There is expectation for the harvest of His Majesty Nebbiolo (Chiavennasca), a symbol of Valtellina’s wine biodiversity, where production is expected to drop by 20% and a year not easy due to drought and heat. “The drought has also affected the Valtellina vineyards”, says Danilo Drocco, president of Consorzio Vini Valtellina and director of the Nino Negri winery. “The few rains there have been, were immediately dried by the wind and high temperatures. Also, in the terraces, with little land available, the water is drained and does not remain available to the plants. Fewer problems below, where in general the quality is good. The harvest will take place a week earlier, in the last week of September”.

Already begun, more than 15 days early, the harvest at the Cantina di Aldeno winery in Trentino Alto Adige, where anomalous heat and prolonged drought have set the harvesting machine in motion. “A vintage that we will remember not so much for the quality, which is also being seen in the bunches harvested, but for the uncertainties in the organization, dictated by harvest times never seen before”, explains the director of the Trentino cooperative, Walter Weber. It started with sparkling base whites, Pinot Noirs, and Lagrein is just around the corner. “We are particularly concerned about the acidity of the red wines, which, however, have had a hand from the rains of the last few days”, Weber continues, “here a change in the behavior of the vines is to be expected, hence a different winemaking approach, with wines with high gradations”.

In the Candia Colli Apuani and Colli Apuani area (Massa-Carrara province), the situation is not so different, with a harvest that is starting these days, 10 days earlier than normal. “The climate inevitably changes, our advantage, however, is that we can still invest in supportive water resources, if ever we need them in the future”, comments the president of the Candia Colli Apuani Consortium and owner of the Calevro winery, Fabrizio Bondielli. “The lack of viticulture in our parts would mean hydrogeological landslide, disruption of the hillside landscape and loss of identity”, Bondielli concludes, “biodiversity has saved our heroic viticulture”.

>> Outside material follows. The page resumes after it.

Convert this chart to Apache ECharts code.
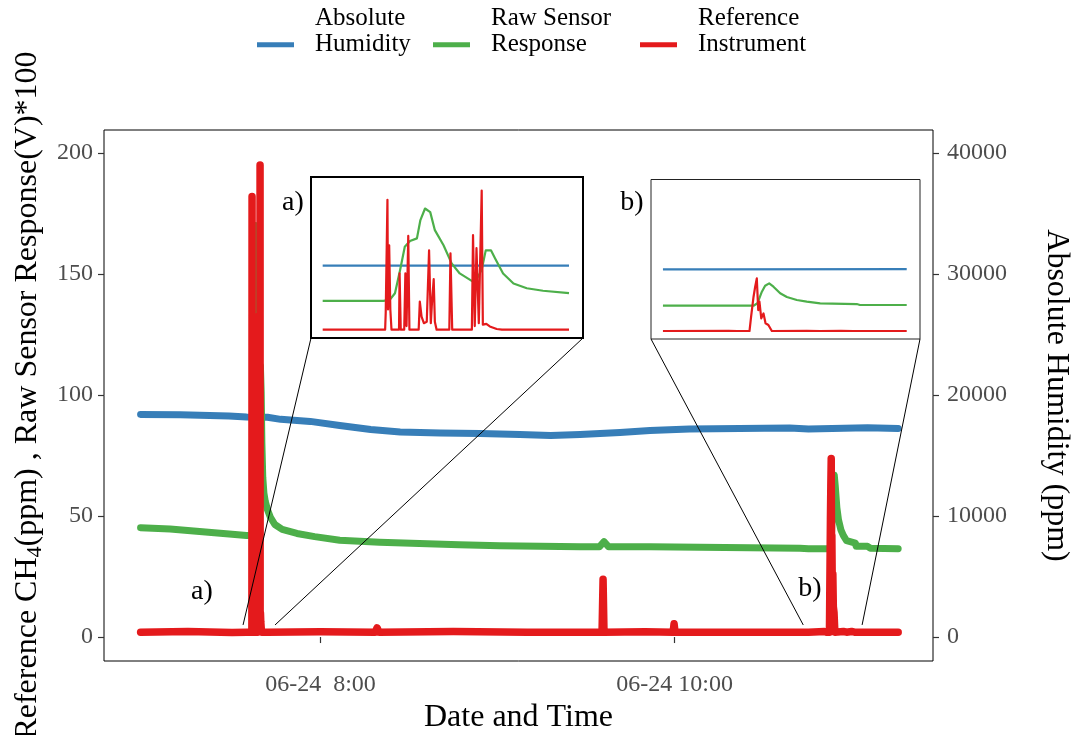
<!DOCTYPE html>
<html>
<head>
<meta charset="utf-8">
<script src="https://cdn.jsdelivr.net/npm/echarts@6/dist/echarts.min.js"></script>
<style>html,body{margin:0;padding:0;background:#fff}#chart{width:1079px;height:735px}</style>
</head>
<body>
<div id="chart"></div>
<script>
// ---------- DATA ----------
const seriesNames = ['Absolute Humidity', 'Raw Sensor Response', 'Reference Instrument'];
const legendLabels = ['Absolute\nHumidity', 'Raw Sensor\nResponse', 'Reference\nInstrument'];

const humidityTimes = ['06:59:00','07:12:30','07:29:00','07:34:55','07:42:01','07:46:30','07:56:30','08:06:30','08:17:00','08:27:00','08:40:30','08:54:00','09:07:30','09:18:00','09:28:00','09:41:30','09:51:40','10:05:00','10:22:00','10:39:00','10:45:24','10:49:25','10:49:30','11:05:24','11:15:48'];
const humidityPpm   = [18400,18360,18270,18180,18160,17990,17820,17480,17150,16950,16870,16830,16740,16660,16740,16910,17070,17200,17240,17280,17200,17220,17300,17300,17240];

const sensorTimes = ['06:59:00','07:09:00','07:19:00','07:29:00','07:34:55','07:36:40','07:36:51','07:37:00','07:37:09','07:37:17','07:37:26','07:37:38','07:37:44','07:37:52','07:38:01','07:38:09','07:38:24','07:38:38','07:38:52','07:39:10','07:39:18','07:39:30','07:39:37','07:39:46','07:39:53','07:40:07','07:40:25','07:40:48','07:41:16','07:42:01','07:43:00','07:44:30','07:47:00','07:52:00','07:58:00','08:06:30','08:20:00','08:33:30','08:47:00','09:00:45','09:14:30','09:28:00','09:34:30','09:36:05','09:37:40','09:51:40','10:08:30','10:25:30','10:42:30','10:45:24','10:52:50','10:53:09','10:53:31','10:53:47','10:54:07','10:54:28','10:55:01','10:55:34','10:56:23','10:57:12','10:58:18','11:01:18','11:01:34','11:05:24','11:06:20','11:15:48'];
const sensorResponse = [45.2,44.6,43.6,42.6,42,42,43.4,52.6,85,117,125,128.6,154,170,165,140,119,94,80,71,67,85,112,112,101,80,66,59.5,56,52.6,49.5,46.5,44.5,42.8,41.5,40,39.2,38.6,38.1,37.7,37.5,37.3,37.3,39.4,37.3,37.3,37.1,36.9,36.7,36.5,36.5,39.8,55.6,63.8,67,62.4,53.4,48.4,44.3,42,39.8,38.8,37.5,37.5,36.7,36.5];

const referenceTimes = ['06:59:00','07:15:00','07:30:00','07:34:55','07:36:43','07:36:44','07:36:47','07:36:48','07:36:50','07:36:52','07:36:54','07:37:07','07:37:08','07:37:10','07:37:16','07:37:18','07:37:20','07:37:23','07:37:25','07:37:41','07:37:43','07:37:46','07:37:50','07:37:55','07:37:59','07:38:02','07:38:04','07:38:07','07:38:09','07:38:12','07:38:34','07:38:36','07:38:39','07:39:13','07:39:15','07:39:18','07:39:21','07:39:25','07:39:30','07:39:32','07:39:38','07:39:44','07:39:56','07:40:05','07:42:01','08:00:00','08:18:30','08:19:10','08:19:50','08:45:00','09:10:00','09:35:25','09:35:46','09:36:05','09:50:00','09:59:30','09:59:50','10:00:10','10:20:00','10:45:24','10:50:47','10:51:30','10:52:30','10:52:38','10:52:50','10:52:58','10:53:06','10:53:13','10:53:19','10:53:28','10:53:39','10:53:49','10:54:03','10:54:20','10:57:12','10:58:17','11:00:00','11:01:00','11:05:24','11:15:48'];
const referencePpm = [2,2.3,1.9,2,2,25,182,30,119,30,2,2,80,2,2,80,7,132,2,2,41,20,11,13,112,11,39,72,13,2,2,108,2,2,133,7,115,11,195,9,10,6.5,3,2,2,2.2,2,3.8,2,2.3,2,2,23.9,2,2.2,2,5.5,2,2,2,2.3,2,2,21.5,48.8,62.4,73.8,30.6,42,19.3,26,12.5,10.2,2,2.3,2,2.3,2,2,2];

const xTickTimes  = ['08:00:00', '10:00:00'];
const xTickLabels = ['06-24  8:00', '06-24 10:00'];
const leftTicks  = [0, 50, 100, 150, 200];
const rightTicks = [0, 10000, 20000, 30000, 40000];

const insetWindows   = [['07:34:55', '07:42:01'], ['10:45:24', '11:05:24']];
const connectorTimes = [['07:33:44', '07:44:35'], ['10:43:37', '11:03:34']];
const colors = ['#377EB8', '#4DAF4A', '#E41A1C'];

// ---------- HELPERS ----------
const FONT = 'Liberation Serif';
function toMin(s) { const p = s.split(':').map(Number); return p[0] * 60 + p[1] + (p[2] || 0) / 60; }
function pairs(times, vals, win) {
  let d = times.map((t, i) => [toMin(t), vals[i]]);
  if (win) { const a = toMin(win[0]) - 1e-6, b = toMin(win[1]) + 1e-6; d = d.filter(p => p[0] >= a && p[0] <= b); }
  return d;
}
const tickMins = xTickTimes.map(toMin);

const gridMain = { left: 104, top: 130, width: 829, height: 531, show: true, borderColor: '#000', borderWidth: 1, backgroundColor: 'transparent', containLabel: false, outerBoundsMode: 'none' };
const gridA = { left: 311, top: 177, width: 272, height: 161, show: true, borderColor: '#000', borderWidth: 2, backgroundColor: '#fff', containLabel: false, outerBoundsMode: 'none' };
const gridB = { left: 651, top: 179.5, width: 269, height: 159.5, show: true, borderColor: '#222', borderWidth: 1, backgroundColor: '#fff', containLabel: false, outerBoundsMode: 'none' };

function hiddenX(idx, min, max) { return { type: 'value', gridIndex: idx, min, max, show: false }; }
function hiddenY(idx, min, max) { return { type: 'value', gridIndex: idx, min, max, show: false }; }

const datasets = [
  [humidityTimes, humidityPpm],
  [sensorTimes, sensorResponse],
  [referenceTimes, referencePpm]
];
const mainWidths = [7, 7, 7.5];

const series = [];
datasets.forEach((d, i) => {
  series.push({
    name: seriesNames[i], type: 'line', xAxisIndex: 0, yAxisIndex: i === 0 ? 1 : 0,
    data: pairs(d[0], d[1]), showSymbol: false, symbol: 'none', animation: false,
    lineStyle: { color: colors[i], width: mainWidths[i], cap: 'round', join: 'round' },
    itemStyle: { color: colors[i] }, z: 2 + i
  });
});
insetWindows.forEach((win, k) => {
  datasets.forEach((d, i) => {
    series.push({
      name: seriesNames[i], type: 'line', xAxisIndex: k + 1, yAxisIndex: 2 + 2 * k + (i === 0 ? 1 : 0),
      data: pairs(d[0], d[1], win), showSymbol: false, symbol: 'none', animation: false,
      lineStyle: { color: colors[i], width: 2.2, join: 'round' },
      itemStyle: { color: colors[i] }, z: 5 + i
    });
  });
});

const legendLefts = [257, 433, 640];
const legends = seriesNames.map((n, i) => ({
  data: [{ name: n, icon: 'rect' }], left: legendLefts[i], top: 5, padding: 0,
  itemWidth: 37, itemHeight: 5, selectedMode: false,
  formatter: () => legendLabels[i] + '\n ',
  textStyle: { fontFamily: FONT, fontSize: 25, lineHeight: 26.5, color: '#000', padding: [0, 0, 0, 16] }
}));

const option = {
  animation: false,
  backgroundColor: '#fff',
  legend: legends,
  grid: [gridMain, gridA, gridB],
  xAxis: [
    {
      type: 'value', gridIndex: 0, min: 406.6, max: 687.6,
      axisLine: { show: false },
      axisTick: { show: true, customValues: tickMins, length: 6, lineStyle: { color: '#333', width: 1.2 } },
      axisLabel: { customValues: tickMins, margin: 12, fontFamily: FONT, fontSize: 24, color: '#4D4D4D',
        formatter: v => { const i = tickMins.findIndex(t => Math.abs(t - v) < 1e-6); return i >= 0 ? xTickLabels[i] : ''; } },
      splitLine: { show: false },
      name: 'Date and Time', nameLocation: 'middle', nameGap: 41,
      nameTextStyle: { fontFamily: FONT, fontSize: 32, color: '#000' }
    },
    hiddenX(1, 454.58, 462.42),
    hiddenX(2, 644.42, 666.49)
  ],
  yAxis: [
    {
      type: 'value', gridIndex: 0, position: 'left', min: -9.9, max: 209.5,
      axisLine: { show: false },
      axisTick: { show: true, customValues: leftTicks, length: 6, lineStyle: { color: '#333', width: 1.2 } },
      axisLabel: { customValues: leftTicks, margin: 11, fontFamily: FONT, fontSize: 24, color: '#4D4D4D' },
      splitLine: { show: false },
      name: '{a|Reference CH}{s|4}{a|(ppm) , Raw Sensor Response(V)*100}',
      nameLocation: 'middle', nameGap: 58,
      nameTextStyle: {
        fontFamily: FONT, fontSize: 32, color: '#000',
        rich: {
          a: { fontFamily: FONT, fontSize: 32, color: '#000', lineHeight: 36 },
          s: { fontFamily: FONT, fontSize: 22, color: '#000', lineHeight: 14, verticalAlign: 'bottom' }
        }
      }
    },
    {
      type: 'value', gridIndex: 0, position: 'right', min: -1980, max: 41900,
      axisLine: { show: false },
      axisTick: { show: true, customValues: rightTicks, length: 6, lineStyle: { color: '#333', width: 1.2 } },
      axisLabel: { customValues: rightTicks, margin: 14, fontFamily: FONT, fontSize: 24, color: '#4D4D4D', formatter: v => String(Math.round(v)) },
      splitLine: { show: false },
      name: 'Absolute Humidity (ppm)', nameLocation: 'middle', nameGap: 107, nameRotate: -90,
      nameTextStyle: { fontFamily: FONT, fontSize: 32, color: '#000' }
    },
    hiddenY(1, -9.5, 213.7), hiddenY(1, -1900, 42740),
    hiddenY(2, -8.9, 208.7), hiddenY(2, -1780, 41740)
  ],
  series
};

const chart = echarts.init(document.getElementById('chart'), null, { renderer: 'canvas' });
chart.setOption(option);

// ---------- ANNOTATIONS (zoom connectors and labels) ----------
const insetGrids = [gridA, gridB];
const elements = [];
connectorTimes.forEach((pair, k) => {
  const g = insetGrids[k];
  const bottom = g.top + g.height;
  const p0 = chart.convertToPixel({ xAxisIndex: 0, yAxisIndex: 0 }, [toMin(pair[0]), 5]);
  const p1 = chart.convertToPixel({ xAxisIndex: 0, yAxisIndex: 0 }, [toMin(pair[1]), 5]);
  elements.push({ type: 'line', z: 100, shape: { x1: g.left, y1: bottom, x2: p0[0], y2: p0[1] }, style: { stroke: '#000', lineWidth: 1 } });
  elements.push({ type: 'line', z: 100, shape: { x1: g.left + g.width, y1: bottom, x2: p1[0], y2: p1[1] }, style: { stroke: '#000', lineWidth: 1 } });
});
const annot = [['a)', 202, 592], ['a)', 293, 203], ['b)', 810, 589], ['b)', 632, 203]];
annot.forEach(a => elements.push({ type: 'text', z: 100, x: a[1], y: a[2],
  style: { text: a[0], fontFamily: FONT, fontSize: 28, fill: '#000', align: 'center', verticalAlign: 'middle' } }));
chart.setOption({ graphic: elements });
</script>
</body>
</html>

Overhanging the Amalfi Coast, in Furore (Salerno), Marisa Cuomo's vineyards are ready for the harvest, with no particular problems or anticipation dictated by the weather; here it is biodiversity that safeguards the vines. “Ours are free-standing vines that are more than 80 years old”, explains Andrea Ferraioli, owner and agronomist, “and they react to the heat in a natural way, taking advantage of the humidity created in the dry stone walls that support them and in the steaming of the sea, the pergolas do the rest by keeping the soil in the shade”. The problem is another in Furore: labor. “We cannot find people who can withstand the heaviness of heroic viticulture, all by hand and in extreme conditions, not suitable for those who suffer from vertigo”, Ferraioli continues.

On Antioco Island (Carbonia-Iglesias), everything is ready for the harvest of whites, slightly earlier than last year, but, case in point, heat and drought have halted the ripening course of Carignano. “We have 100-year-old vines that react naturally to climate change, in the island we cannot provide even irrigation, even if it is granted, so the choice of having continued on planting layouts that were considered archaic was the secret of maintaining the vines”, says the president of the Cantina Sardus Pater, Raffaele De Matteis.

Finally, in Sicily, along the slopes of Etna, in Castiglione di Sicilia (Catania), they are waiting for a good time to begin, within the canonical timeframe, the harvest of the white sparkling wine base, probably by mid-September (with at least a week’s postponement). The rains of the last two weeks have in fact stopped ripening. For reds such as Nerello Mascalese, one will have to wait even for October. “The climate change taking place has led to wine grapes ripening at 1,000 meters, something that did not happen until less than a decade ago”, comments Vincenzo Bambina, the winemaker at Tornatore wineries, “so harvesting high up was a gamble that is paying off today. I can say with confidence that in our 60 hectares I might be able to make completely different wines from the same grapes, and this is the added value of Etna and the luck of those who, like Tornatore, bet here in unsuspected times”, Bambina concludes.